The main point of the new legislation is that it will require key officials and their family members to declare their incomes and, more importantly, any expenses that exceed their incomes. However, the MPs have to first outline the definition of “close relative” - should it go further than husband or wife and include grandparents, children, brothers and sisters or not. Ukrainian Prime Minister, Mykola Azarov, is confident in the bill saying that the most effective anti-corruption measure will be to oblige Ukrainian officials to declare all their spending and expenses.

According to the Transparency International report, Ukraine is one of the most corrupted countries in the world on par with Peru, Mexico and Bolivia. The most frequent areas in which companies encounter corruption in Ukraine are business licensing, taxation and customs.
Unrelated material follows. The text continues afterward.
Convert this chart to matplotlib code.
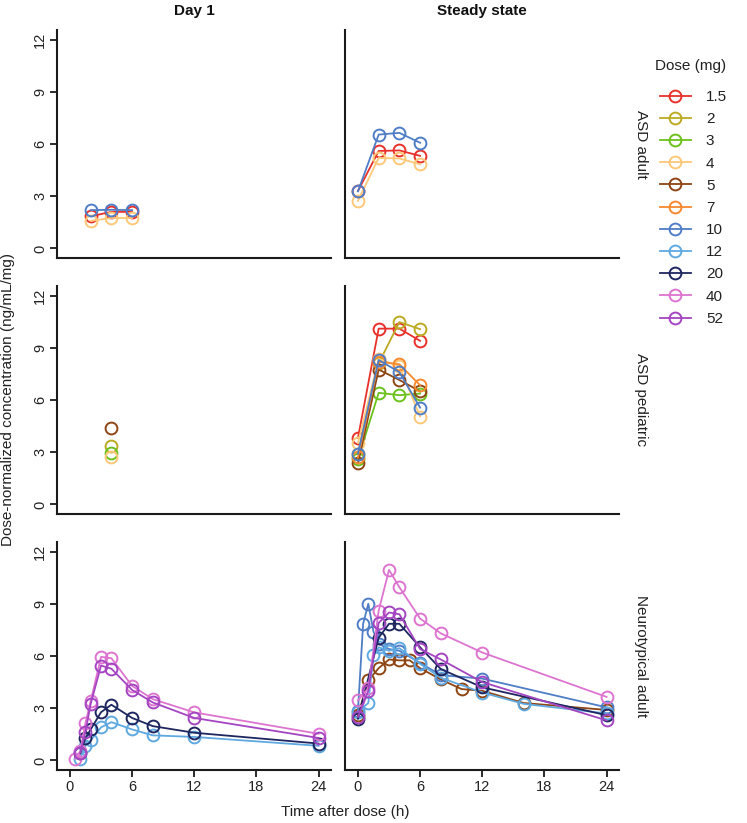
import matplotlib
matplotlib.use('Agg')
import matplotlib.pyplot as plt
from matplotlib.lines import Line2D

plt.rcParams['font.family'] = ['Liberation Sans', 'DejaVu Sans']

# ---------------- data ----------------
dose_labels = ['1.5', '2', '3', '4', '5', '7', '10', '12', '20', '40', '52']
dose_colors = ['#E8312A', '#BCAA22', '#6CC11C', '#FDC878', '#8E4514', '#F7892F',
               '#4F7DC6', '#5FA9E0', '#1E2660', '#DD74CF', '#A445C2']

col_titles = ['Day 1', 'Steady state']
row_titles = ['ASD adult', 'ASD pediatric', 'Neurotypical adult']

# ASD adult, Day 1
aa_d1_t = [2, 4, 6]
aa_d1_1p5 = [1.85, 2.1, 2.1]
aa_d1_4 = [1.58, 1.75, 1.75]
aa_d1_10 = [2.2, 2.22, 2.2]

# ASD adult, steady state
aa_ss_t = [0, 2, 4, 6]
aa_ss_1p5 = [3.3, 5.6, 5.63, 5.32]
aa_ss_4 = [2.73, 5.2, 5.17, 4.83]
aa_ss_10 = [3.28, 6.54, 6.64, 6.07]

# ASD pediatric, Day 1
ap_d1_t = [4]
ap_d1_2 = [3.34]
ap_d1_3 = [2.97]
ap_d1_4 = [2.74]
ap_d1_5 = [4.39]

# ASD pediatric, steady state
ap_ss_t = [0, 2, 4, 6]
ap_ss_1p5 = [3.82, 10.1, 10.1, 9.4]
ap_ss_2 = [2.9, 8.1, 10.48, 10.07]
ap_ss_3 = [2.6, 6.41, 6.28, 6.37]
ap_ss_4 = [3.53, 8.35, 7.95, 5.05]
ap_ss_5 = [2.36, 7.75, 7.15, 6.5]
ap_ss_7 = [2.7, 8.2, 8.05, 6.85]
ap_ss_10 = [2.91, 8.3, 7.6, 5.56]

# Neurotypical adult, Day 1
na_d1_t12 = [1, 1.5, 2, 3, 4, 6, 8, 12, 24]
na_d1_12 = [0.1, 0.85, 1.15, 1.9, 2.2, 1.78, 1.44, 1.35, 0.84]
na_d1_t20 = [1, 1.5, 2, 3, 4, 6, 8, 12, 24]
na_d1_20 = [0.4, 1.3, 1.78, 2.77, 3.2, 2.44, 1.97, 1.59, 0.97]
na_d1_t40 = [0.5, 1, 1.5, 2, 3, 4, 6, 8, 12, 24]
na_d1_40 = [0.1, 0.53, 2.16, 3.4, 5.95, 5.87, 4.28, 3.52, 2.76, 1.53]
na_d1_t52 = [1, 1.5, 2, 3, 4, 6, 8, 12, 24]
na_d1_52 = [0.45, 1.65, 3.24, 5.45, 5.27, 4.05, 3.33, 2.44, 1.29]

# Neurotypical adult, steady state
na_ss_t5 = [0, 1, 2, 3, 4, 5, 6, 8, 10, 12, 16, 24]
na_ss_5 = [2.6, 4.6, 5.3, 5.8, 5.75, 5.75, 5.3, 4.65, 4.1, 4.0, 3.3, 2.9]
na_ss_t10 = [0, 0.5, 1, 1.5, 2, 3, 4, 6, 8, 12, 24]
na_ss_10 = [2.85, 7.85, 9.0, 7.4, 6.7, 6.4, 6.3, 5.6, 4.9, 4.7, 3.05]
na_ss_t12 = [0, 1, 1.5, 2, 3, 4, 6, 8, 12, 16, 24]
na_ss_12 = [2.8, 3.3, 6.05, 6.5, 6.3, 6.45, 5.55, 4.75, 3.9, 3.25, 2.7]
na_ss_t20 = [0, 2, 3, 4, 6, 8, 12, 24]
na_ss_20 = [2.4, 7.05, 7.85, 7.85, 6.5, 5.25, 4.2, 2.6]
na_ss_t40 = [0, 1, 2, 3, 4, 6, 8, 12, 24]
na_ss_40 = [3.45, 4.15, 8.6, 10.95, 9.95, 8.15, 7.3, 6.2, 3.65]
na_ss_t52 = [0, 1, 2, 3, 4, 6, 8, 12, 24]
na_ss_52 = [2.5, 4.0, 7.9, 8.5, 8.4, 6.4, 5.8, 4.5, 2.3]

panels = {
    (0, 0): [('1.5', aa_d1_t, aa_d1_1p5), ('4', aa_d1_t, aa_d1_4), ('10', aa_d1_t, aa_d1_10)],
    (0, 1): [('1.5', aa_ss_t, aa_ss_1p5), ('4', aa_ss_t, aa_ss_4), ('10', aa_ss_t, aa_ss_10)],
    (1, 0): [('2', ap_d1_t, ap_d1_2), ('3', ap_d1_t, ap_d1_3), ('4', ap_d1_t, ap_d1_4),
             ('5', ap_d1_t, ap_d1_5)],
    (1, 1): [('1.5', ap_ss_t, ap_ss_1p5), ('2', ap_ss_t, ap_ss_2), ('3', ap_ss_t, ap_ss_3),
             ('4', ap_ss_t, ap_ss_4), ('5', ap_ss_t, ap_ss_5), ('7', ap_ss_t, ap_ss_7),
             ('10', ap_ss_t, ap_ss_10)],
    (2, 0): [('12', na_d1_t12, na_d1_12), ('20', na_d1_t20, na_d1_20),
             ('40', na_d1_t40, na_d1_40), ('52', na_d1_t52, na_d1_52)],
    (2, 1): [('5', na_ss_t5, na_ss_5), ('10', na_ss_t10, na_ss_10), ('12', na_ss_t12, na_ss_12),
             ('20', na_ss_t20, na_ss_20), ('40', na_ss_t40, na_ss_40), ('52', na_ss_t52, na_ss_52)],
}

x_ticks = [0, 6, 12, 18, 24]
y_ticks = [0, 3, 6, 9, 12]

# ---------------- figure ----------------
W, H = 747, 823
fig = plt.figure(figsize=(W / 100, H / 100), dpi=100)

col_x = [57, 345]
col_w = 274
row_top = [30, 286, 542]
row_h = 228

color_of = dict(zip(dose_labels, dose_colors))
lw = 1.3
ms = 8.5
mew = 1.4
spine_col = '#1a1a1a'

for r in range(3):
    for c in range(2):
        ax = fig.add_axes([col_x[c] / W, 1 - (row_top[r] + row_h) / H, col_w / W, row_h / H])
        for dose, t, v in panels[(r, c)]:
            ax.plot(t, v, '-o', color=color_of[dose], lw=lw, ms=ms, mfc='none',
                    mec=color_of[dose], mew=mew, clip_on=False)
        ax.set_xlim(-1.25, 25.2)
        ax.set_ylim(-0.55, 12.55)
        ax.set_xticks(x_ticks)
        ax.set_yticks(y_ticks)
        for s in ['top', 'right']:
            ax.spines[s].set_visible(False)
        for s in ['left', 'bottom']:
            ax.spines[s].set_linewidth(1.5)
            ax.spines[s].set_color(spine_col)
        ax.tick_params(axis='both', direction='out', length=5, width=1.3, color=spine_col,
                       labelsize=10.5, labelcolor='#222222', pad=2)
        if c == 0:
            ax.set_yticklabels([str(y) for y in y_ticks], rotation=90, va='center')
        else:
            ax.tick_params(axis='y', length=0, labelleft=False)
        if r < 2:
            ax.tick_params(axis='x', length=0, labelbottom=False)
        if c == 1:
            fig.text(641 / W, 1 - (row_top[r] + row_h / 2) / H, row_titles[r], rotation=270,
                     ha='center', va='center', fontsize=11, color='#222222')

for c in range(2):
    fig.text((col_x[c] + col_w / 2) / W, 1 - 11 / H, col_titles[c], ha='center', va='center',
             fontsize=11, fontweight='bold', color='#111111')

fig.text(8 / W, 1 - 400 / H, 'Dose-normalized concentration (ng/mL/mg)', rotation=90,
         ha='center', va='center', fontsize=11, color='#222222')
fig.text(345 / W, 1 - 812 / H, 'Time after dose (h)', ha='center', va='center',
         fontsize=11, color='#222222')

# legend
fig.text(655 / W, 1 - 66 / H, 'Dose (mg)', ha='left', va='center', fontsize=11, color='#222222')
handles = [Line2D([0], [0], color=col, lw=lw, marker='o', ms=ms, mfc='none', mec=col, mew=mew)
           for col in dose_colors]
leg = fig.legend(handles, dose_labels, loc='upper left',
                 bbox_to_anchor=(654 / W, 1 - 84 / H), frameon=False, fontsize=11,
                 handlelength=2.0, handletextpad=1.0, labelspacing=0.535,
                 borderaxespad=0)
for txt in leg.get_texts():
    txt.set_color('#222222')

fig.savefig('out.png', dpi=100)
Experts say even though government officials have pledged to fight corruption and claim it is at the top of their priority, Ukraine has made little progress in reducing corruption over the past several years. Moreover, experts predict that the new law won't work as well as it is intended, because MPs will not want to publicize their income and the income of their families. Thus, they will find other methods to draw the curtain.

The Ukrainian President has said that a government body should be set up to oversee the new bill and to guarantee it is being implemented properly.

For several years now, observers have been urging Ukraine to adopt anti-corruption laws to meet its international obligations and show greater political will to fight corruption. At the moment, corruption has such a sustained impact on companies, state decision-making and the daily lives of citizens that it is perceived by many as a normal part of life.

The new law is expected to provide a better mechanism to combat corruption in the country. But experts remain highly skeptical, saying that only a change in the government could do that.